At "Fuerza Bruta," James said, "you bring your phone, you bring your body, you bring your friends, you can shout. This is a physical show. This is happening. This is real. It's a physical, emotional journey, and it's challenging for your mind."

That physicality is literal -- for both the cast and the audience. "Fuerza Bruta" is a 70-minute, standing show where there are no seats and no stage. The audience essentially fills a room, and the performance takes place above, around and among the crowd. Artists sprint suspended by cables, splash in a Lucite pool, bounce off the walls and reach out to touch the guests and each other. It is an onslaught of stimuli, art as adrenalin, a show you don't so much watch as feel. 

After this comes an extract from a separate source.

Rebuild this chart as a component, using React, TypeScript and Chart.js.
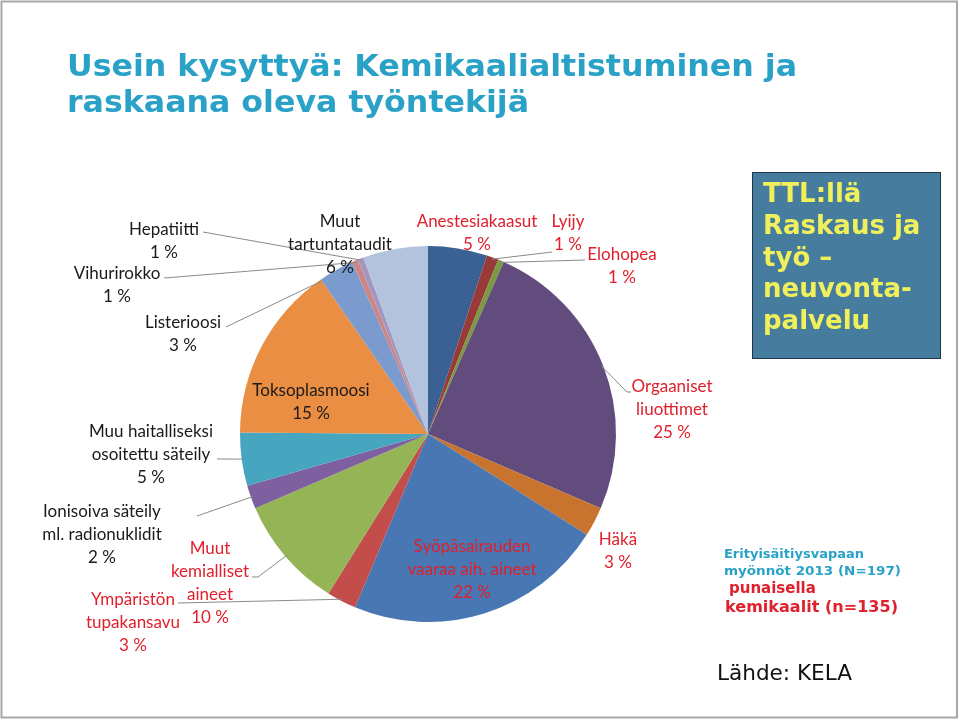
import React, { useEffect, useRef } from "react";
import { Chart, registerables } from "chart.js";

Chart.register(...registerables);

// ---------- data ----------
const categories = [
  "Anestesiakaasut",
  "Lyijy",
  "Elohopea",
  "Orgaaniset liuottimet",
  "Häkä",
  "Syöpäsairauden vaaraa aih. aineet",
  "Ympäristön tupakansavu",
  "Muut kemialliset aineet",
  "Ionisoiva säteily ml. radionuklidit",
  "Muu haitalliseksi osoitettu säteily",
  "Toksoplasmoosi",
  "Listerioosi",
  "Vihurirokko",
  "Hepatiitti",
  "Muut tartuntataudit",
];
// number of approvals (N = 197, chemicals n = 135)
const counts = [10, 2, 1, 49, 5, 44, 5, 19, 4, 9, 30, 6, 1, 1, 11];
const isChemical = [true, true, true, true, true, true, true, true, false, false, false, false, false, false, false];
const labelLines = [
  ["Anestesiakaasut"],
  ["Lyijy"],
  ["Elohopea"],
  ["Orgaaniset", "liuottimet"],
  ["Häkä"],
  ["Syöpäsairauden", "vaaraa aih. aineet"],
  ["Ympäristön", "tupakansavu"],
  ["Muut", "kemialliset", "aineet"],
  ["Ionisoiva säteily", "ml. radionuklidit"],
  ["Muu haitalliseksi", "osoitettu säteily"],
  ["Toksoplasmoosi"],
  ["Listerioosi"],
  ["Vihurirokko"],
  ["Hepatiitti"],
  ["Muut", "tartuntataudit"],
];
const sliceColors = [
  "#3B6194",
  "#973A38",
  "#7A9A3F",
  "#624C7E",
  "#C8742E",
  "#4877B3",
  "#C24D4A",
  "#94B456",
  "#7E5FA0",
  "#46A5BF",
  "#EA8E43",
  "#7B9BCE",
  "#CE8684",
  "#A497BF",
  "#B3C3DE",
];
const titleLines = ["Usein kysyttyä: Kemikaalialtistuminen ja", "raskaana oleva työntekijä"];
const boxLines = ["TTL:llä", "Raskaus ja", "työ –", "neuvonta-", "palvelu"];
const noteLines = ["Erityisäitiysvapaan", "myönnöt 2013 (N=197)"];
const redNoteLines = [" punaisella", "kemikaalit (n=135)"];
const sourceText = "Lähde: KELA";

// ---------- layout (positions/styles only) ----------
type Pt = [number, number];
const labelLayout: { x: number; y: number; leader?: Pt[]; t?: number }[] = [
  { x: 477, y: 222 },
  { x: 568, y: 222, leader: [[552, 252]] },
  { x: 622, y: 255, leader: [[585, 260]] },
  { x: 672, y: 387, leader: [[631, 392], [627, 392]] },
  { x: 618, y: 540 },
  { x: 472, y: 547 },
  { x: 133, y: 600, leader: [[178, 603]] },
  { x: 210, y: 549, leader: [[252, 577], [258, 577]] },
  { x: 102, y: 512, leader: [[197, 516]] },
  { x: 151, y: 432, leader: [[217, 459]] },
  { x: 311, y: 391 },
  { x: 183, y: 323, leader: [[226, 327]], t: 0.03 },
  { x: 117, y: 274, leader: [[164, 278]] },
  { x: 164, y: 230, leader: [[203, 232]] },
  { x: 340, y: 222 },
];

const LABEL_FONT = "17px Lato, 'Open Sans', sans-serif";
const LINE_H = 23;
const RED = "#E0202C";
const TEAL = "#2AA2C7";

function pct(i: number) {
  const total = counts.reduce((a, b) => a + b, 0);
  return Math.round((counts[i] / total) * 100) + " %";
}

const decorPlugin = {
  id: "decor",
  beforeDraw(chart: any) {
    const ctx: CanvasRenderingContext2D = chart.ctx;
    ctx.save();
    ctx.fillStyle = "#ffffff";
    ctx.fillRect(0, 0, chart.width, chart.height);
    // slide frame
    ctx.strokeStyle = "#A8A8A8";
    ctx.lineWidth = 2;
    ctx.strokeRect(1.5, 1.5, 955.5, 716);

    // title (condensed bold)
    ctx.fillStyle = TEAL;
    ctx.textBaseline = "alphabetic";
    ctx.textAlign = "left";
    ctx.font = "bold 31px 'DejaVu Sans Condensed', 'DejaVu Sans', sans-serif";
    const w1 = ctx.measureText(titleLines[0]).width;
    const sx = 730 / w1;
    ctx.save();
    ctx.translate(67, 76);
    ctx.scale(sx, 1);
    ctx.fillText(titleLines[0], 0, 0);
    ctx.restore();
    ctx.save();
    ctx.translate(67, 112);
    ctx.scale(sx, 1);
    ctx.fillText(titleLines[1], 0, 0);
    ctx.restore();

    // info box
    ctx.fillStyle = "#467C9D";
    ctx.fillRect(752, 172, 189, 187);
    ctx.strokeStyle = "#22364A";
    ctx.lineWidth = 1;
    ctx.strokeRect(752.5, 172.5, 188, 186);
    ctx.fillStyle = "#F0F05C";
    ctx.font = "bold 26px 'DejaVu Sans', sans-serif";
    boxLines.forEach((l, i) => ctx.fillText(l, 763, 202 + i * 31.8));

    // notes
    const fit = (text: string, x: number, y: number, font: string, w: number) => {
      ctx.font = font;
      const m = ctx.measureText(text).width;
      ctx.save();
      ctx.translate(x, y);
      ctx.scale(w / m, 1);
      ctx.fillText(text, 0, 0);
      ctx.restore();
    };
    ctx.fillStyle = TEAL;
    fit(noteLines[0], 724, 558, "bold 13px 'DejaVu Sans', sans-serif", 140);
    fit(noteLines[1], 724, 575, "bold 13px 'DejaVu Sans', sans-serif", 177);
    ctx.fillStyle = RED;
    ctx.font = "bold 15px 'DejaVu Sans', sans-serif";
    ctx.fillText(redNoteLines[0].trim(), 729, 593);
    fit(redNoteLines[1], 725, 612, "bold 15px 'DejaVu Sans', sans-serif", 173);
    ctx.fillStyle = "#111111";
    fit(sourceText, 717, 680, "21px 'DejaVu Sans', sans-serif", 135);
    ctx.restore();
  },
  afterDatasetsDraw(chart: any) {
    const ctx: CanvasRenderingContext2D = chart.ctx;
    const meta = chart.getDatasetMeta(0);
    ctx.save();
    // leader lines
    ctx.strokeStyle = "#8A8A8A";
    ctx.lineWidth = 1;
    meta.data.forEach((arc: any, i: number) => {
      const lay = labelLayout[i];
      if (!lay.leader) return;
      const t = lay.t ?? 0.5;
      const a = arc.startAngle + t * (arc.endAngle - arc.startAngle);
      const px = arc.x + Math.cos(a) * arc.outerRadius * 0.99;
      const py = arc.y + Math.sin(a) * arc.outerRadius * 0.99;
      ctx.beginPath();
      ctx.moveTo(lay.leader[0][0], lay.leader[0][1]);
      for (let k = 1; k < lay.leader.length; k++) ctx.lineTo(lay.leader[k][0], lay.leader[k][1]);
      ctx.lineTo(px, py);
      ctx.stroke();
    });
    // labels
    ctx.font = LABEL_FONT;
    ctx.textAlign = "center";
    ctx.textBaseline = "middle";
    categories.forEach((_, i) => {
      const lay = labelLayout[i];
      ctx.fillStyle = isChemical[i] ? RED : "#1A1A1A";
      const lines = [...labelLines[i], pct(i)];
      lines.forEach((l, k) => ctx.fillText(l, lay.x, lay.y + k * LINE_H));
    });
    ctx.restore();
  },
};

export default function App() {
  const ref = useRef<HTMLCanvasElement | null>(null);
  useEffect(() => {
    if (!ref.current) return;
    const chart = new Chart(ref.current, {
      type: "pie",
      data: {
        labels: categories,
        datasets: [
          {
            data: counts,
            backgroundColor: sliceColors,
            borderWidth: 0,
          },
        ],
      },
      options: {
        responsive: false,
        maintainAspectRatio: false,
        devicePixelRatio: 1,
        animation: false,
        layout: { padding: { left: 240, right: 344, top: 246, bottom: 98 } },
        plugins: {
          legend: { display: false },
          tooltip: { enabled: false },
          title: { display: false },
        },
      },
      plugins: [decorPlugin],
    });
    return () => chart.destroy();
  }, []);
  return (
    <canvas
      ref={ref}
      width={960}
      height={720}
      style={{ position: "absolute", left: 0, top: 0, display: "block" }}
    />
  );
}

James translates "Fuerza Bruta" to "raw power. It's before words in a way. You're inside a show where we don't use words. It's all actions and effects and emotions."

In Las Vegas, James sees an entertainment scene that's grown predictable and a city shouting for something new. As visitors have gotten younger and their weekends more focused on nightlife and partying, he said, there hasn't been a production show that caters to them. 

"We know what kind of audience we're going to have. We're going to have a young, crazy audience that wants to have a good time."

To create the "Fuerza Bruta" experience for those people, the company is erecting a 3,800-square-foot tent in the Excalibur parking lot, the same tent used for Cirque du Soleil's original "Nouvelle" production at the Mirage. Step inside the doorway and you'll enter a black box, a blank canvas where anything can happen, and where the artistic director is building a show that includes the company's staple touch points as well as new elements, music and effects. 

For Las Vegas, "everything is bigger, stronger, louder," James said. 

Fifteen years and millions of tickets into "Fuerza Bruta," he added, the challenge is less about proving the value of his creative vision and more about not letting the pressure of a spot on the Strip push him into safer territory or catering to outside expectations. 

"We have to be in Vegas. This is our town. I've been saying that for 10 years," James said. Now, the Argentine artist is eager to shake loose of the expected and welcome Vegas visitors to an entertainment carnival.